Image portability. An image built with Docker, Buildah, Kaniko, or any OCI-compliant build tool will run on containerd, CRI-O, Podman, or any OCI-compliant runtime. The format is the contract. You can switch your Kubernetes cluster from one runtime to another without rebuilding your images.

Registry portability. OCI images can be pushed to Docker Hub, GitHub Container Registry, Amazon ECR, Google Artifact Registry, or any OCI Distribution Spec-compliant registry. The registry is interchangeable because the format is standardized.

Security auditing. The config.json is the complete security profile of a container: what capabilities it has, what syscalls it can make, what its resource limits are.

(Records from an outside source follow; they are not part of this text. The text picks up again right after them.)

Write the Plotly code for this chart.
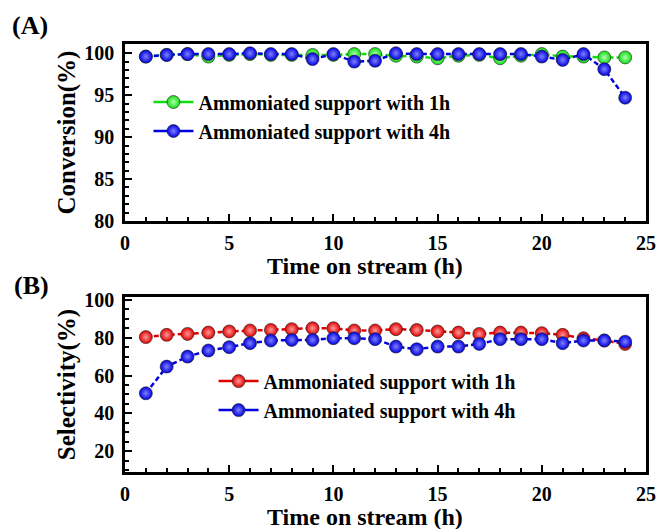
import plotly.graph_objects as go

time_h = list(range(1, 25))
conv_1h = [99.6, 99.8, 99.9, 99.6, 99.8, 99.9, 99.8, 99.8, 99.8, 99.8, 99.9, 99.9,
           99.7, 99.6, 99.4, 99.7, 99.8, 99.4, 99.7, 99.9, 99.6, 99.6, 99.5, 99.5]
conv_4h = [99.6, 99.8, 99.9, 99.9, 99.9, 100.0, 99.9, 99.9, 99.3, 99.9, 99.0, 99.1,
           100.0, 99.9, 99.9, 99.9, 99.9, 99.9, 99.9, 99.6, 99.2, 99.9, 98.1, 94.7]
sel_1h = [80.3, 81.5, 82.0, 82.7, 83.3, 83.8, 84.1, 84.5, 85.0, 85.0, 83.8, 83.8,
          84.5, 84.1, 83.3, 82.7, 82.0, 82.7, 82.7, 82.4, 81.5, 79.7, 78.5, 76.7]
sel_4h = [50.6, 64.7, 70.0, 73.2, 75.0, 77.1, 78.5, 78.8, 78.8, 79.7, 79.7, 79.2,
          75.3, 73.9, 75.3, 75.3, 76.7, 79.2, 79.2, 79.2, 77.1, 78.5, 78.5, 77.9]

name_1h = "Ammoniated support with 1h"
name_4h = "Ammoniated support with 4h"
x_title = "Time on stream (h)"

FONT = "Liberation Serif"
GREEN, GREEN_HI = "#10dd10", "#b0ffb0"
BLUE, BLUE_HI = "#0000e0", "#8080ff"
RED, RED_HI = "#e00000", "#ff9a9a"


def marker(c, hi):
    return dict(size=13, color=c, line=dict(color="#202020", width=0.6),
                gradient=dict(type="radial", color=hi))


fig = go.Figure()


def add(x, y, c, hi, xa, ya, name, legend):
    fig.add_trace(go.Scatter(x=x, y=y, mode="lines+markers", xaxis=xa, yaxis=ya,
                             line=dict(color=c, width=2.5, dash="5px,3px"),
                             marker=marker(c, hi), showlegend=False))
    fig.add_trace(go.Scatter(x=[None], y=[None], mode="lines+markers", xaxis=xa, yaxis=ya,
                             line=dict(color=c, width=2.5), marker=marker(c, hi),
                             name=name, legend=legend))


add(time_h, conv_1h, GREEN, GREEN_HI, "x", "y", name_1h, "legend")
add(time_h, conv_4h, BLUE, BLUE_HI, "x", "y", name_4h, "legend")
add(time_h, sel_1h, RED, RED_HI, "x2", "y2", name_1h, "legend2")
add(time_h, sel_4h, BLUE, BLUE_HI, "x2", "y2", name_4h, "legend2")

tickfont = dict(family=FONT, size=20, color="black", weight="bold")
xtitlefont = dict(family=FONT, size=24, color="black", weight="bold")
ytitlefont = dict(family=FONT, size=25, color="black", weight="bold")
legfont = dict(family=FONT, size=20, color="black", weight="bold")

axcommon = dict(showline=True, linecolor="black", linewidth=2.5, mirror=True,
                ticks="inside", ticklen=7, tickwidth=2, tickcolor="black",
                showgrid=False, zeroline=False, tickfont=tickfont, automargin=False,
                minor=dict(ticks="inside", ticklen=4, tickwidth=2, tickcolor="black"))

fig.update_layout(
    width=660, height=529,
    margin=dict(l=125, r=14, t=44, b=57),
    paper_bgcolor="white", plot_bgcolor="white",
    font=dict(family=FONT, color="black"),
    xaxis=dict(domain=[0, 1], anchor="y", range=[0, 25], dtick=5, ticklabelstandoff=2,
               **axcommon),
    yaxis=dict(domain=[0.5864, 1], anchor="x", range=[80, 101.1], dtick=5, ticklabelstandoff=4,
               title=dict(text="Conversion(%)", font=ytitlefont, standoff=2), **axcommon),
    xaxis2=dict(domain=[0, 1], anchor="y2", range=[0, 25], dtick=5, ticklabelstandoff=2,
                **axcommon),
    yaxis2=dict(domain=[0, 0.4089], anchor="x2", range=[9, 101.5], tick0=20, dtick=20,
                ticklabelstandoff=4,
                title=dict(text="Selectivity(%)", font=ytitlefont, standoff=2), **axcommon),
    legend=dict(x=0.045, y=0.91, xanchor="left", yanchor="top", bgcolor="rgba(0,0,0,0)",
                font=legfont, tracegroupgap=0, itemwidth=40),
    legend2=dict(x=0.17, y=0.258, xanchor="left", yanchor="top", bgcolor="rgba(0,0,0,0)",
                 font=legfont, tracegroupgap=0, itemwidth=40),
)

# annotations placed at pixel positions converted to paper coordinates
W, H, L, R, T, B = 660, 529, 125, 14, 44, 57
pw, ph = W - L - R, H - T - B


def px2paper(px, py):
    return (px - L) / pw, (H - B - py) / ph


for txt, px, py in [("(A)", 10, 25), ("(B)", 12, 285)]:
    ax, ay = px2paper(px, py)
    fig.add_annotation(text=txt, x=ax, y=ay, xref="paper", yref="paper",
                       showarrow=False, xanchor="left", yanchor="middle",
                       font=dict(family=FONT, size=26, color="black", weight="bold"))

for py in (266, 517):
    ax, ay = px2paper(365, py)
    fig.add_annotation(text=x_title, x=ax, y=ay, xref="paper", yref="paper",
                       showarrow=False, xanchor="center", yanchor="middle", font=xtitlefont)

fig.write_html("out.html")
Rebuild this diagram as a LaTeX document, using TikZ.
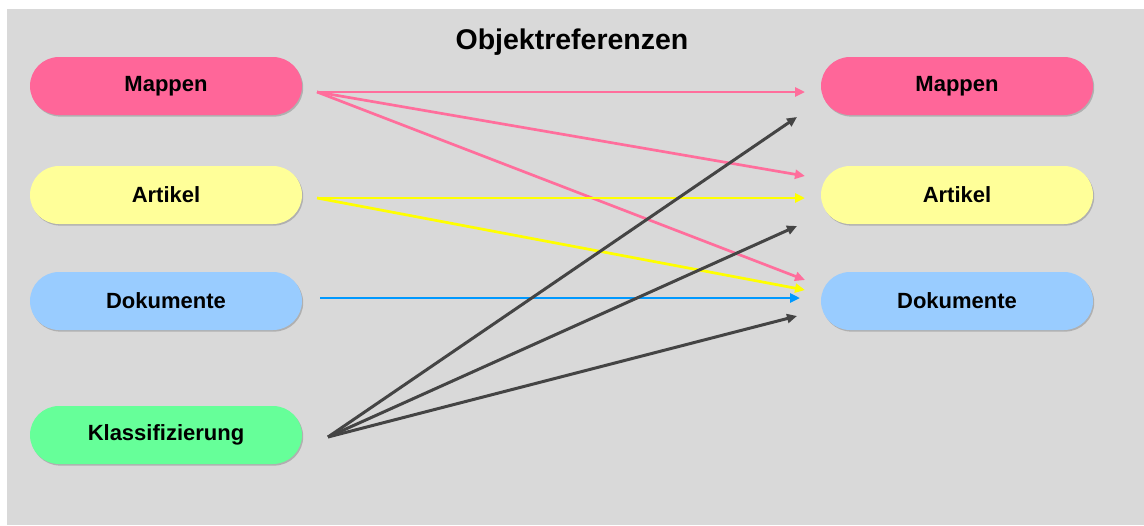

Security tools that audit container configuration are reading this spec. When you see a tool warn "container running as root" or "seccomp profile not set," it's reading the OCI runtime config.

The Kubernetes runtime interface. Kubernetes communicates with container runtimes through the Container Runtime Interface (CRI). CRI implementations (containerd, CRI-O) consume OCI images and produce OCI runtime bundles. The entire chain from kubectl apply to a running process is: Kubernetes → CRI → OCI Runtime Spec → runc → kernel namespaces. Each interface in that chain is standardized.


Key Takeaway: The OCI produced two specifications: the Image Spec (what a container image is — a content-addressed collection of a manifest, a config blob, and compressed layer tars) and the Runtime Spec (what a container runtime must do — accept a filesystem bundle containing rootfs/ and config.json, create the specified namespaces and cgroups, and execute the process). Every blob is identified by SHA-256 hash, making images self-verifying. runc is the reference implementation of the runtime spec — Docker, containerd, and Kubernetes all eventually call it. The specs are the reason an image built with any tool runs on any runtime: the format is the contract, and it belongs to no single company.